DEEP ECLIPTIC SURVEY

A mosaic of eight CCD detectors coupled to the 3.8-meter Mayall Telescope at Kitt Peak National Observatory near Tucson, Arizona, scan for faint Kuiper belt objects as small as 30 miles in diameter. A second, identical camera is connected to the Blanco Telescope in La Serena, Chile. To date, the survey has spotted 411 objects. The goal, says survey leader Robert Millis, is to discover enough objects to begin to understand the scale of the belt, the three-dimensional distribution of objects in space, and their orbits.

SPACEWATCH

For a portion of each month, the 0.9-meter and the 1.8-meter telescopes at Steward Observatory on Kitt Peak scan the skies for comets, Earth-bound asteroids, and other small bodies in the solar system. Although the main quarry of Spacewatch is not Kuiper belt objects, astronomers did spot 560-mile-wide Varuna.

VERY WIDE SURVEY

Using the 3.6-meter Canada-France-Hawaii Telescope atop Mauna Kea in Hawaii and MegaPrime, the world’s most powerful astronomical camera, astronomers aim to discover and track the orbits of 1,000 Kuiper belt objects along the ecliptic. First results from the Very Wide Survey will be released in early 2005.
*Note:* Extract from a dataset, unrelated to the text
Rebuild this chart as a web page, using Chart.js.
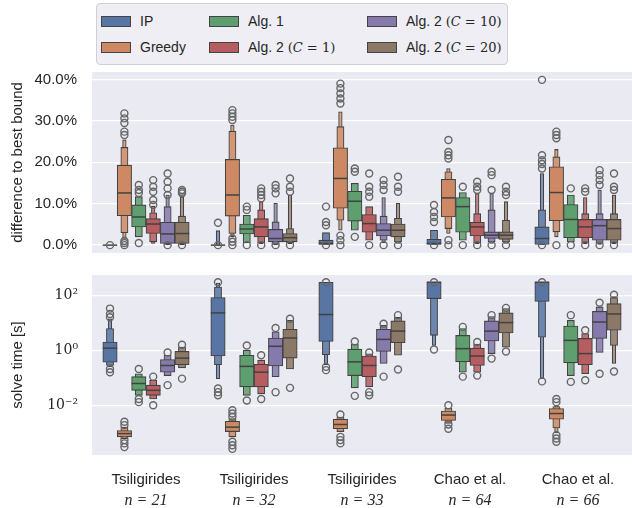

TAIWAN-AMERICAN OCCULTATION SURVEY

Astronomers are using four small robotic telescopes to simultaneously scan the same patch of sky. The telescopes look for the slight dimming of distant stars that occurs as nearer Kuiper belt objects momentarily occlude them. The hope is that objects as small as two miles wide will be detectable. The survey monitors 15,000 to 18,000 stars each night.